The distinction between primary group ID and supplementary group IDs is silly.
Why must every file have both a UID and a GID? For files owned by a single user, you end up creating a dummy group like "staff" or so on just to obey the rule that every file must have a GID. For shared files, e.g. project files, files generally end up owned by their creator, even though in a business sense they really belong to the project not to whoever created them. It would make more sense if the owner could be either a user or a group, and then also have zero or more non-owning groups associated with it.
In most cases permissions should only exist on the directory, and then automatically apply to any files in the directory. (In most cases every file in the same directory should have the same permission; Unix bases its design on the exception rather than the rule.) Of course, hard links make this impossible, but I think hard links were a mistake.
The executable permission bits actually do double duty as a file type indicator. That's rather ugly. If Unix had explicit file types (rather than just a naming convention of file extensions), then certain file types could be declared to be executable. Executable permission would then mean "you are allowed to execute this if it is an executable" instead of "this is an executable". Stuff like the +x vs +X distinction in chmod would never have been necessary.
> Let's not even get into everything is a file
Unix would have been much better if everything were a file descriptor, rather than having stuff like pid_t. Linux at least is evolving in this direction. Plan9 does it better. Even the WindowsNT philosophy of "everything is a handle" is better than the traditional Unix approach.
Regarding ACLs, I'd say that there's little choice here: it has to be NFSv4.
The rationale for this is that POSIX ACLs are firstly too simple to model what we need. And they are also non-standard (POSIX .1e ACLs are a DRAFT specification which was never ratified).
NFSv4 ACLs are vastly more featureful, already implemented to support NFSv4 in kernel, though not available in userspace AFAICT. On FreeBSD and other platforms using ZFS, they are also used by ZFS and are directly exposed to userspace, making rich ACLs usable as the default permissions model system-wide when running on ZFS. Linux, unfortunately, doesn't yet do any of this, even when using ZFS.
Programs have features because they are useful. Some features may not fit your view of what the philosophy should dictate, and that's OK. Having a recursive ls doesn't bother me for example.
Fork-and-exec isn't complicated by threads. Only fork-and-keep-executing is.
UNIX doesn't have a naming convention using file extensions.
Some of your points are valid opinions that are shared by others, but I don't know how much they have to do with the UNIX philosophy.
Some APIs can be improved, sure. And some are being improved. It takes time because of unix's success and most systems' desire to remain backward compatible (especially in source form).
> Fork-and-exec isn't complicated by threads. Only fork-and-keep-executing is.
Another issue is that fork-and-exec doesn't work well with languages with complicated runtimes, e.g. multithreaded garbage collection. It forces you to use a lower level language (such as C) to write all the code between fork and exec. An API based on process handles with a separate "start" call to convert a not-yet-started handle into a running process wouldn't have that deficiency.
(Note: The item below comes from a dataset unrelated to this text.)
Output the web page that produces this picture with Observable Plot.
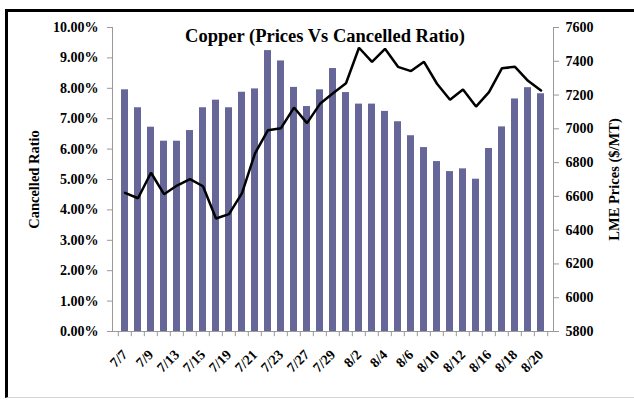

Another issue is that it is very hard to implement robust error handling without race conditions in the fork-exec model. What if the child process encounters an error between the fork and the exec? How does it notify the parent process of exactly what error it got (e.g. "setsid failed"?) You need some sort of IPC mechanism between the child and the parent. And such an IPC mechanism is prone to race conditions. By contrast, the process handle-based API I suggested doesn't have this problem since it doesn't introduce more concurrency into the system than is absolutely necessary.
> UNIX doesn't have a naming convention using file extensions.
Yes it does. The average Unix system is full of file extensions like .c, .h, .so, .html, etc. Even in Unix V1 file extensions were used as a convention - http://minnie.tuhs.org/cgi-bin/utree.pl?file=V1
> Some of your points are valid opinions that are shared by others, but I don't know how much they have to do with the UNIX philosophy.
Is there a clear definition of what the "UNIX philosophy" is? Is any criticism of Unix systems as actually implemented a valid criticism of the "Unix philosophy"? Or do you want to define the "Unix philosophy" so vaguely as to put it beyond any possibility of criticism?
> Another issue is that fork-and-exec doesn't work well with languages with complicated runtimes
How are you doing fork-and-exec in a language with a large runtime? You are either using the language-provided APIs to do it, in which case they should document the restrictions on what you can call (and you should follow those), or you are dipping down into the C or system call layer to do your own fork-and-exec, in which case yeah, you still need to keep to the safe list of routines you can call between fork and exec, and you may have extra limitations since you are mucking around underneath your language's runtime (like you may have to unignore signals on your own, close file descriptors, etc). No surprises there.
> Another issue is that it is very hard to implement robust error handling without race conditions in the fork-exec model.
I don't think it is. You just print an error to stderr (write() is safe to call), and you return a bad error code (fork has built-in IPC for error codes via wait() in the parent).
> Is there a clear definition of what the "UNIX philosophy" is?
I don't know, ask the person who first invoked that phrase in this thread. They claimed it meant "do one thing and do it well" to them, and then they complained about things that didn't seem related to me (like file extensions, what does that have to do with programs "doing one thing"?).
The Windows NT model built on operating systems design thought that happened in the 1980s, that took far too many years to trickle into the other operating systems whose designs such thought was looking at.
However, FreeBSD has had process descriptors since roughly 2010. They have the slightly odd semantics of terminating processes when all descriptors to them are closed. But they can be used as descriptors with kqueue() and the like.
I'd love to see a rebuttal of the specific points made as opposed to just "Most of this comment is incorrect".